SUPPLIED INFORMATION

+ + + +

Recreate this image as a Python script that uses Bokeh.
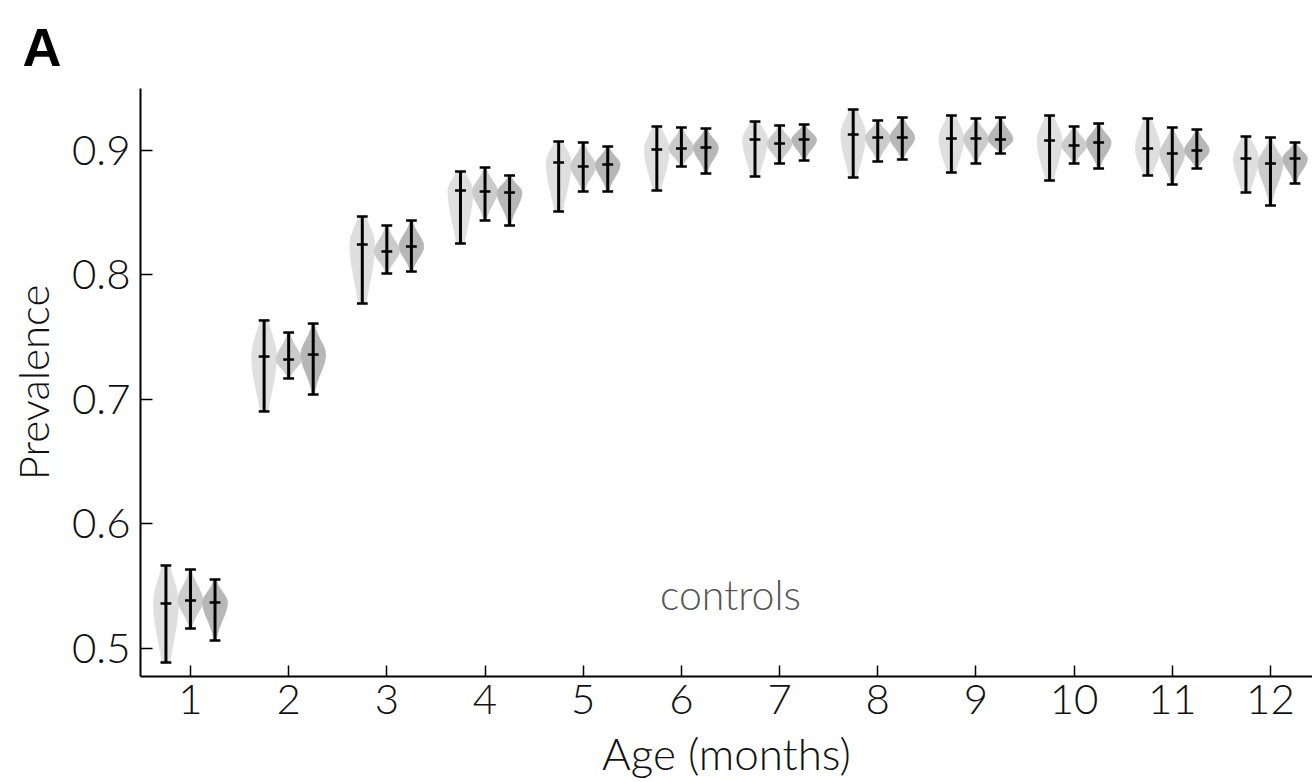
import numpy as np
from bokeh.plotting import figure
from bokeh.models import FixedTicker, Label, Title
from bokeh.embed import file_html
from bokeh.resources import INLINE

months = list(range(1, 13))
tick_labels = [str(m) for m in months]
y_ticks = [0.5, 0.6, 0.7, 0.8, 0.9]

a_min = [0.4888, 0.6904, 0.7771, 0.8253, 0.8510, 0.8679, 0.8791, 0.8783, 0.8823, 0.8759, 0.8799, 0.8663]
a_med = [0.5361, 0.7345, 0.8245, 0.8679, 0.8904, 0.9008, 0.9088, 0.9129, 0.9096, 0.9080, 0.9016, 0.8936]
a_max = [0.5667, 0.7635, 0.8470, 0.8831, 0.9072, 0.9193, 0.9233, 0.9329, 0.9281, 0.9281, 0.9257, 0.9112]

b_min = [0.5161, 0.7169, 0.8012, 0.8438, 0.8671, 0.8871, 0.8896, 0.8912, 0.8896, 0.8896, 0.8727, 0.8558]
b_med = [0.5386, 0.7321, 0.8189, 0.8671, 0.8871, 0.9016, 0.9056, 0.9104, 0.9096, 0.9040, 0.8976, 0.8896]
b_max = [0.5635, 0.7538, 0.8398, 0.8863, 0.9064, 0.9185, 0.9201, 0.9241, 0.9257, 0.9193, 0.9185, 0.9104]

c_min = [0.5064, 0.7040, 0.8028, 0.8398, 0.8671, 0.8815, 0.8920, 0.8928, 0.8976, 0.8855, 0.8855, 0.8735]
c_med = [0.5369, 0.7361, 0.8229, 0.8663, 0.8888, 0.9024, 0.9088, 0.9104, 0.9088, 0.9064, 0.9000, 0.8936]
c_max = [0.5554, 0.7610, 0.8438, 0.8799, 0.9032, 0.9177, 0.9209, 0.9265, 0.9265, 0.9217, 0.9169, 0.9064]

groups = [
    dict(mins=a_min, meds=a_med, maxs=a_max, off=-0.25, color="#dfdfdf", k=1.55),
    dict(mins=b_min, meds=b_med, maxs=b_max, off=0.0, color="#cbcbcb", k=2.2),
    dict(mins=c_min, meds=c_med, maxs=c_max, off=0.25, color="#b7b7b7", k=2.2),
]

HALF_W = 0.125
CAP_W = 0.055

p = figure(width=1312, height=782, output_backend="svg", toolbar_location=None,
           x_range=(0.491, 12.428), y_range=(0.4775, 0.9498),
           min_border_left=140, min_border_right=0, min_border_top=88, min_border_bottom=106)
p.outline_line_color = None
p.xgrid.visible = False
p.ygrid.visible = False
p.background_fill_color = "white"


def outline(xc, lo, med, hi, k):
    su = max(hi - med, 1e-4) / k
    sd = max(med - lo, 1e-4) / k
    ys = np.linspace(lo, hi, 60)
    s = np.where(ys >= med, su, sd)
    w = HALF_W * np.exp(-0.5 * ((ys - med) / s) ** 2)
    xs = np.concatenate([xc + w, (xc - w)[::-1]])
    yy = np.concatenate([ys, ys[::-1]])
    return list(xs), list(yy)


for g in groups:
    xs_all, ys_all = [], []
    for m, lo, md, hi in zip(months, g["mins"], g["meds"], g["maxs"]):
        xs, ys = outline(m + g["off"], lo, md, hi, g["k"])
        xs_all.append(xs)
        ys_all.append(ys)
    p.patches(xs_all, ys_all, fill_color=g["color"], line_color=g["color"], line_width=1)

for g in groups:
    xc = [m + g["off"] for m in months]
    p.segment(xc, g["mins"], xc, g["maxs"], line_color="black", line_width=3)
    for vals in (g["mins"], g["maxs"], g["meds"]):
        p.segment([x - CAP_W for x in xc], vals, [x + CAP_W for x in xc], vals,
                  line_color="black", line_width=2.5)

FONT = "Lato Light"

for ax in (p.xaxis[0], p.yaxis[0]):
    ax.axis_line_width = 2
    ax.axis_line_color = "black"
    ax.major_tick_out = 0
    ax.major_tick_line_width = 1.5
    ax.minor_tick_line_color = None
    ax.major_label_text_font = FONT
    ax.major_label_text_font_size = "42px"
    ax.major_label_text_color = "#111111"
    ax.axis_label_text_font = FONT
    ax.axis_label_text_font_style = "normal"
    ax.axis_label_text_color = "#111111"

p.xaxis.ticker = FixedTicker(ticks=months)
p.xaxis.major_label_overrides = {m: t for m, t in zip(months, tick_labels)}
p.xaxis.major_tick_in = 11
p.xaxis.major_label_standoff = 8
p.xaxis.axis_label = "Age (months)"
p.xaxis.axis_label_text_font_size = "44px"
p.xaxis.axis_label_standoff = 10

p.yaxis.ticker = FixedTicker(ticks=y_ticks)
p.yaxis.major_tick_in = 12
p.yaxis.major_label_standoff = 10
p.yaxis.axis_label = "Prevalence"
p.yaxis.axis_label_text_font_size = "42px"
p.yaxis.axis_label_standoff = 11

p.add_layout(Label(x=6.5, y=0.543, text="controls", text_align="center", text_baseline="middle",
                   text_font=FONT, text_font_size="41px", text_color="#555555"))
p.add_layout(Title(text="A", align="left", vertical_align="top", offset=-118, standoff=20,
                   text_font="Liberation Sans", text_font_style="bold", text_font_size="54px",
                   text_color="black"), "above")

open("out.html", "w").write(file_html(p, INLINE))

+ + + +

PROBLEM
Copy nothing but the lines from the top of the data down to the line containing "0.9281, 0.9257, 0.9112]", and leave the pictures out.

FINISHED TASK
Recreate this image as a Python script that uses Bokeh.
import numpy as np
from bokeh.plotting import figure
from bokeh.models import FixedTicker, Label, Title
from bokeh.embed import file_html
from bokeh.resources import INLINE

months = list(range(1, 13))
tick_labels = [str(m) for m in months]
y_ticks = [0.5, 0.6, 0.7, 0.8, 0.9]

a_min = [0.4888, 0.6904, 0.7771, 0.8253, 0.8510, 0.8679, 0.8791, 0.8783, 0.8823, 0.8759, 0.8799, 0.8663]
a_med = [0.5361, 0.7345, 0.8245, 0.8679, 0.8904, 0.9008, 0.9088, 0.9129, 0.9096, 0.9080, 0.9016, 0.8936]
a_max = [0.5667, 0.7635, 0.8470, 0.8831, 0.9072, 0.9193, 0.9233, 0.9329, 0.9281, 0.9281, 0.9257, 0.9112]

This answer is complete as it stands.